Advanced Concepts in Radiation Detection and Measurement
Graduate-level laboratory on radiation detection, measurement, and instrumentation.
Link to NE204 Github
Instructor
- Ross Barnowski (rossbar@berkeley.edu)
- Office hours: Wednesdays, 9AM - 1PM | 1110B Etcheverry Hall
Assistants and Guest Lecturers
- Joseph Curtis (jccurtis@lbl.gov)
- Dr. Marco Salathe (MSalathe@lbl.gov)
- Dr. Stephen Derenzo (SEDerenzo@lbl.gov)
- Dr. Peter Marleau (pmarlea@sandia.gov)
- Dr. Erik Brubaker (ebrubak@sandia.gov)
- Dr. Brian Lenardo (blenardo@stanford.edu)
Session Dates
- Lecture: Tu & Th 2-3 PM | 54 Barrows Hall
- Lab: Wed 2-6 PM | 1110B Etcheverry Hall
Prerequisites
All students must have completed coursework in introductory nuclear physics (NE 101 or equivalent) and the undergraduate radiation instrumentation laboratory (NE 104 or equivalent). Graduate standing required for enrollment.

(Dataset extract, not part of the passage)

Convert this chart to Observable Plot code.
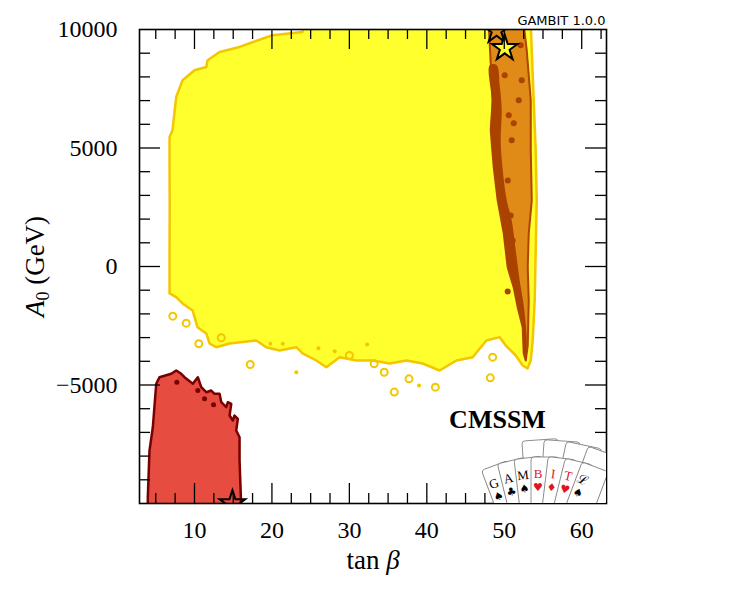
<!DOCTYPE html>
<html><head><meta charset="utf-8">
<script src="https://cdn.jsdelivr.net/npm/d3@7"></script>
<script src="https://cdn.jsdelivr.net/npm/@observablehq/plot@0.6"></script>
<style>body{margin:0;background:#fff}</style>
</head><body><div id="chart"></div>
<script>
// ---- data (tan beta, A0 in GeV) ----
const yellowTanB = [24.0,23.96,20.08,17.11,15.82,13.24,11.69,11.52,10.0,8.46,7.64,7.16,6.78,6.78,6.8,6.78,6.78,7.64,8.46,9.75,10.39,11.52,11.94,12.81,14.53,17.98,19.27,20.99,23.15,23.96,25.73,27.02,28.74,30.9,33.0,35.2,37.36,39.46,41.66,43.82,45.92,47.69,49.41,50.19,51.48,52.38,53.0,53.42,53.67,53.93,54.06,54.19,54.06,53.8,53.55,53.42];
const yellowA0   = [10200,9899,9759,9421,9265,9054,8704,8421,8281,7859,7154,5747,5465,4198,2500,680,-1136,-1292,-1558,-1853,-2559,-2825,-3248,-3404,-3248,-3121,-3404,-3543,-3404,-3670,-3966,-4248,-3826,-3966,-3966,-4093,-3966,-4093,-4389,-3966,-3826,-3121,-2981,-3333,-3755,-4178,-4304,-3966,-3121,-1432,680,2792,4903,7015,9127,10200];

const ringTanB = [7.2,8.93,10.56,13.46,17.2,30.0,33.2,34.5,37.7,41.1,48.2,48.5,35.8];
const ringA0   = [-2095,-2390,-3260,-3007,-4135,-3755,-4105,-4460,-4740,-5090,-4697,-3826,-5300];
const speckTanB = [19.8,21.4,23.15,28.1,32.3,39.0,26.0];
const speckA0   = [-3260,-3260,-4460,-3573,-3290,-5020,-3450];

const orangeTanB = [47.99,48.5,48.25,48.64,49.15,49.93,50.44,51.22,51.74,52.38,52.51,52.77,53.03,53.16,53.03,53.16,53.55,53.42,53.42,52.9,52.51];
const orangeA0   = [10200,7015,5747,4185,2792,1398,-38,-882,-1727,-2572,-3670,-3966,-3333,-1432,-38,1398,2792,4903,7015,9127,10200];

const darkTanB = [48.12,48.38,48.25,48.64,49.15,49.93,50.44,51.22,51.74,52.38,52.51,52.77,52.9,52.51,51.99,51.48,50.96,50.32,49.8,49.54,49.67,49.41,49.02];
const darkA0   = [8492,7015,5747,4185,2792,1398,-38,-882,-1727,-2572,-3670,-3966,-3121,-1643,-588,679,1946,2792,4058,5325,6592,7648,8492];
const darkDotTanB = [50.45,50.83,51.09,50.06,52.12,52.25,51.87,50.58,51.22,50.96,50.44,49.6];
const darkDotA0   = [3627,2150,1102,8070,9337,7859,7015,6380,6040,5325,-1050,9000];

const redTanB = [3.97,3.97,4.19,4.62,5.06,5.48,7.0,7.64,8.29,8.71,9.79,10.43,10.87,11.52,12.16,12.59,13.24,13.46,14.1,14.31,14.75,14.53,14.95,15.17,15.6,15.39,15.82,15.82,16.04];
const redA0   = [-10200,-9746,-7766,-6782,-4949,-4671,-4527,-4388,-4527,-4671,-4949,-4671,-5093,-5304,-5233,-5372,-5372,-5727,-5938,-5727,-5794,-6288,-6499,-6288,-6428,-6922,-7205,-8189,-10200];
const redDotTanB = [7.72,10.43,11.3,12.46];
const redDotA0   = [-4882,-5233,-5583,-5836];

const starOutlineTanB = [49.0,14.9];
const starOutlineA0   = [9950,-10000];
const starFilledTanB = [50.06];
const starFilledA0   = [9210];

const xMajor = [10,20,30,40,50,60];
const xMinor = [5,7.5,12.5,15,17.5,22.5,25,27.5,32.5,35,37.5,42.5,45,47.5,52.5,55,57.5,62.5];
const yMajor = [-5000,0,5000];
const yMinor = [-9000,-8000,-7000,-6000,-4000,-3000,-2000,-1000,1000,2000,3000,4000,6000,7000,8000,9000];
const yLabels = [-5000,0,5000,10000];

const xTitle = "tan β";
const yTitle = "A0 (GeV)";
const modelLabel = "CMSSM";
const versionLabel = "GAMBIT 1.0.0";
const cardLetters = ["G","A","M","B","I","T","ℒ"];
const cardSuits = ["♠","♣","♠","♥","♦","♥","♠"];
const cardRed = [false,false,false,true,true,true,false];

// ---- build tables ----
const pts = (xs, ys) => xs.map((x, i) => ({x, y: ys[i]}));
const serif = "'Liberation Serif','Times New Roman',serif";
const gold = "#f3c600";
const W = 739, H = 600, mL = 139, mR = 133, mT = 29, mB = 97;
const innerW = W - mL - mR, innerH = H - mT - mB;

const chart = Plot.plot({
  width: W, height: H,
  marginLeft: mL, marginRight: mR, marginTop: mT, marginBottom: mB,
  x: {domain: [2.9, 63.2], label: null},
  y: {domain: [-10000, 10000], label: null},
  style: {fontFamily: serif, fontSize: "24px", background: "white", color: "black", overflow: "visible"},
  marks: [
    Plot.line(pts(yellowTanB, yellowA0), {x: "x", y: "y", fill: "#ffff2e", stroke: gold, strokeWidth: 2.5, curve: "linear-closed", clip: true}),
    Plot.dot(pts(ringTanB, ringA0), {x: "x", y: "y", r: 3.5, stroke: gold, strokeWidth: 2, fill: "none", clip: true}),
    Plot.dot(pts(speckTanB, speckA0), {x: "x", y: "y", r: 2, fill: gold, clip: true}),
    Plot.line(pts(orangeTanB, orangeA0), {x: "x", y: "y", fill: "#e08a18", stroke: "#b04600", strokeWidth: 2, curve: "linear-closed", clip: true}),
    Plot.line(pts(darkTanB, darkA0), {x: "x", y: "y", fill: "#aa4200", stroke: "none", curve: "catmull-rom-closed", clip: true}),
    Plot.dot(pts(darkDotTanB, darkDotA0), {x: "x", y: "y", r: 3, fill: "#aa4200", clip: true}),
    Plot.line(pts(redTanB, redA0), {x: "x", y: "y", fill: "#e64c3f", stroke: "#780000", strokeWidth: 2.5, curve: "linear-closed", clip: true}),
    Plot.dot(pts(redDotTanB, redDotA0), {x: "x", y: "y", r: 2.5, fill: "#780000", clip: true}),
    Plot.dot(pts(starOutlineTanB, starOutlineA0), {x: "x", y: "y", symbol: "star", r: 8, stroke: "black", strokeWidth: 2, fill: "none", clip: true}),
    Plot.dot(pts(starFilledTanB, starFilledA0), {x: "x", y: "y", symbol: "star", r: 8, stroke: "black", strokeWidth: 2, fill: "#ffff2e", clip: true}),
    // inward ticks on all four sides
    Plot.tickX(xMinor, {x: d => d, insetTop: innerH - 10, stroke: "black", strokeWidth: 1.3}),
    Plot.tickX(xMinor, {x: d => d, insetBottom: innerH - 10, stroke: "black", strokeWidth: 1.3}),
    Plot.tickX(xMajor, {x: d => d, insetTop: innerH - 20, stroke: "black", strokeWidth: 1.3}),
    Plot.tickX(xMajor, {x: d => d, insetBottom: innerH - 20, stroke: "black", strokeWidth: 1.3}),
    Plot.tickY(yMinor, {y: d => d, insetRight: innerW - 11, stroke: "black", strokeWidth: 1.3}),
    Plot.tickY(yMinor, {y: d => d, insetLeft: innerW - 11, stroke: "black", strokeWidth: 1.3}),
    Plot.tickY(yMajor, {y: d => d, insetRight: innerW - 21, stroke: "black", strokeWidth: 1.3}),
    Plot.tickY(yMajor, {y: d => d, insetLeft: innerW - 21, stroke: "black", strokeWidth: 1.3}),
    Plot.frame({stroke: "black", strokeWidth: 1.6}),
    Plot.axisX(xMajor, {tickSize: 0, tickPadding: 17, tickFormat: d => String(d), label: null, fontSize: 24}),
    Plot.axisY(yLabels, {tickSize: 0, tickPadding: 22, tickFormat: d => (d < 0 ? "−" + Math.abs(d) : String(d)), label: null, fontSize: 24}),
    Plot.text([xTitle], {text: d => d, frameAnchor: "bottom", textAnchor: "middle", dy: 65, fontSize: 27, letterSpacing: 1}),
    Plot.text([yTitle], {text: d => d, frameAnchor: "left", textAnchor: "middle", dx: -104, rotate: -90, fontSize: 27, letterSpacing: 1}),
    Plot.text([modelLabel], {text: d => d, frameAnchor: "bottom-right", dx: -109, dy: -76, fontSize: 26, fontWeight: "bold", textAnchor: "middle", letterSpacing: 1}),
    Plot.text([versionLabel], {text: d => d, frameAnchor: "top-right", textAnchor: "end", lineAnchor: "bottom", dy: -5, dx: -1, fontSize: 13, fontFamily: "'DejaVu Sans',sans-serif"})
  ]
});

// rich text for the axis titles
chart.querySelectorAll("text").forEach(t => {
  const s = t.textContent;
  const ns = "http://www.w3.org/2000/svg";
  if (s === xTitle) {
    t.textContent = "";
    const a = document.createElementNS(ns, "tspan"); a.textContent = "tan ";
    const b = document.createElementNS(ns, "tspan"); b.textContent = "β"; b.setAttribute("font-style", "italic");
    t.append(a, b);
  } else if (s === yTitle) {
    t.textContent = "";
    const a = document.createElementNS(ns, "tspan"); a.textContent = "A"; a.setAttribute("font-style", "italic");
    const b = document.createElementNS(ns, "tspan"); b.textContent = "0"; b.setAttribute("font-size", "18"); b.setAttribute("dy", "5");
    const c = document.createElementNS(ns, "tspan"); c.textContent = " (GeV)"; c.setAttribute("dy", "-5");
    t.append(a, b, c);
  }
});

// GAMBIT playing-card logo, drawn inside the frame
(function () {
  const svg = d3.select(chart);
  const defs = svg.append("defs");
  defs.append("clipPath").attr("id", "frameclip").append("rect")
    .attr("x", mL).attr("y", mT).attr("width", innerW).attr("height", innerH);
  const g = svg.append("g").attr("clip-path", "url(#frameclip)");
  const px = mL + innerW - 63, py = H;
  const back = [-4, 4, 12, 20];
  back.forEach(a => {
    g.append("rect").attr("transform", `translate(${px},${py}) rotate(${a})`)
      .attr("x", -10).attr("y", -160).attr("width", 36).attr("height", 90).attr("rx", 3)
      .attr("fill", "white").attr("stroke", "#777").attr("stroke-width", 0.8);
  });
  cardLetters.forEach((L, i) => {
    const a = -20.6 + i * 6.87;
    const cg = g.append("g").attr("transform", `translate(${px},${py}) rotate(${a})`);
    cg.append("rect").attr("x", -12).attr("y", -143).attr("width", 28).attr("height", 80).attr("rx", 3)
      .attr("fill", "white").attr("stroke", "#777").attr("stroke-width", 0.8);
    const col = cardRed[i] ? "#e0141e" : "black";
    cg.append("text").attr("x", -5).attr("y", -122).attr("text-anchor", "middle")
      .attr("font-family", serif).attr("font-size", 13).attr("fill", col).text(L);
    cg.append("text").attr("x", -5).attr("y", -109).attr("text-anchor", "middle")
      .attr("font-family", "'DejaVu Sans',sans-serif").attr("font-size", 11).attr("fill", col).text(cardSuits[i]);
  });
})();

document.getElementById("chart").append(chart);
</script></body></html>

Additional coursework including introductory signals and systems (EE 20, BioE 165 or equivalent) and introduction to imaging (NE 107 would be beneficial but is not required.
Course texts
There is no required textbook for the course. The following textbooks are recommended:
- Glenn F. Knoll, Radiation Detection and Measurement, 4th Ed
- Helmuth Spieler, Semiconductor Detector Systems
- Gordon Gilmore, Practical Gamma-ray Spectrometry
The following are excellent references for collaborative, reproducible workflows for scientific computing:
- Huff & Scopatz, Effective Computation in Physics
- Chacon & Straub, Pro Git
Computation
This course is structured around modern best-practices for reproducibility and collaboration in technical investigation. Further details on the motivation and structuring of the course can be found here. While not required, it is strongly recommended that students use a *NIX-flavored OS, preferably one of the many distributions of Linux. For students who do not have such systems available, a virtual machine running Ubuntu 16.04 is provided that has been pre-configured with all of the tools used in the course (git, scientific python, LaTeX, etc.). The VM is available for download here, and can be run with Oracle VirtualBox. The password for the student user in the VM is NE204fall2018.